Solve for the maximum order $n$ where$`sin\theta \; \le \; 1`$:

`n <= d / lambda = (2.0 xx 10^-6) / (5.4 xx 10^-7) approx 3.7`

So the maximum integer order is `3`;  `n=0, ±1, ±2, ±3`
This gives 7 total bright spots.

The diagram shows a diffraction grating and a monochromatic source of light with wavelength.What happens to the angle of diffraction when the wavelength of light is increased, but all the other equipment remains the same?
A. The angle of diffraction remains the same.
B. The angle of diffraction is decreased.
C. The angle of diffraction is increased.
D. There is not enough information to know what will happen.

Answer: C
A. Incorrect: The angle of diffraction increases, so does not remain the same.
B. Incorrect: the angle of diffraction increases, so does not decrease.
C. Correct:
When the wavelength of the light is increased, it must diffract through a gap that is much smaller in relation to its length.
This means it “bends” or diffracts more, creating a larger angle of diffraction θ. This can also be seen from the diffraction grating equation. Sinθ is directly proportional to λ. This means that if λ increases then so does sinθ. If sinθ is increasing then so is θ.
D. Incorrect:  There is enough information to know that the angle of diffraction will increase because of an increase in wavelength λ.

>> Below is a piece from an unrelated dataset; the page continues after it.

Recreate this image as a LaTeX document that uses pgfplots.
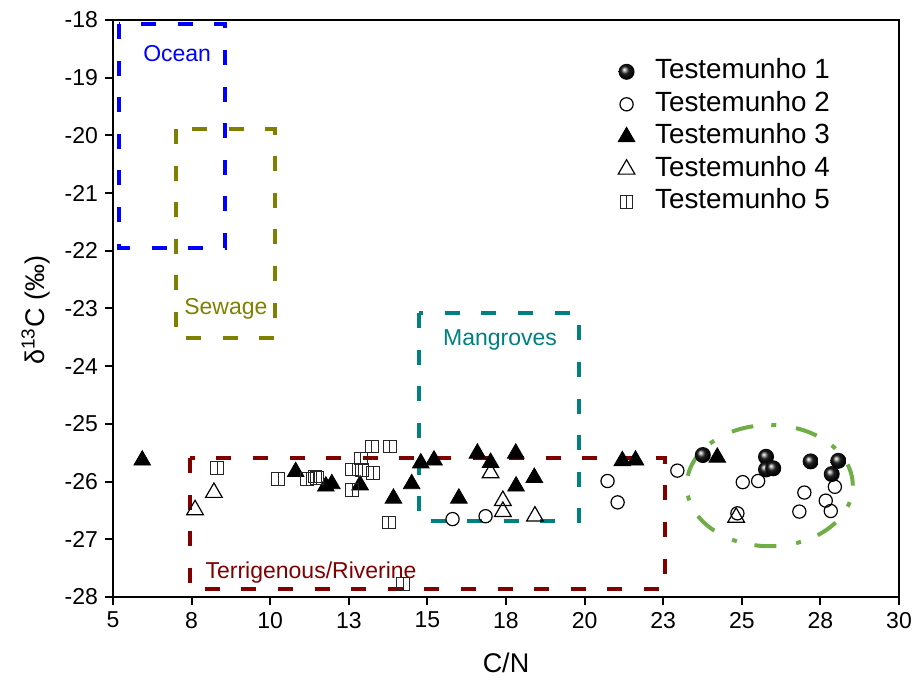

What is a diffraction grating?
A. Two slits created as two gaps within a material through which waves can be diffracted.
B. A plate consisting of a very large number of parallel, identical, closely-spaced slits.
C. A circular aperture through which light can be diffracted and then images resolved.
D. A photographic filter that allows light in only one plane to pass through.

Answer: B
Diffraction gratings are made up of hundreds of slits per mm of their width.
The slits must all be: In the same direction (therefore parallel to each other), having the same width and height (identical to each other), very close together.

A beam of monochromatic light with a wavelength of 690 nm is directed at a diffraction grating with 300 lines per mm as shown in the diagram.This set up produces a series of maxima on the screen, what is the greatest number of maxima that can be observed?

Slit separation: `d = 1 / 300 = 3.33 xx 10^-3 " mm" = 3.33 xx 10^-6 " m"`

`n = (d xx sin theta) / lambda = ((3.33 xx 10^-6) xx sin 90^@^) / (690 xx 10^-9) = 4.8`

This means, the 4th bright fringe can be observed but not the 5th bright fringe.
Since 4.8 < 5, there are 4 bright fringes on the other side and one central fringe.
The total number of fringes`= 4 + 1 + 4 = 9`.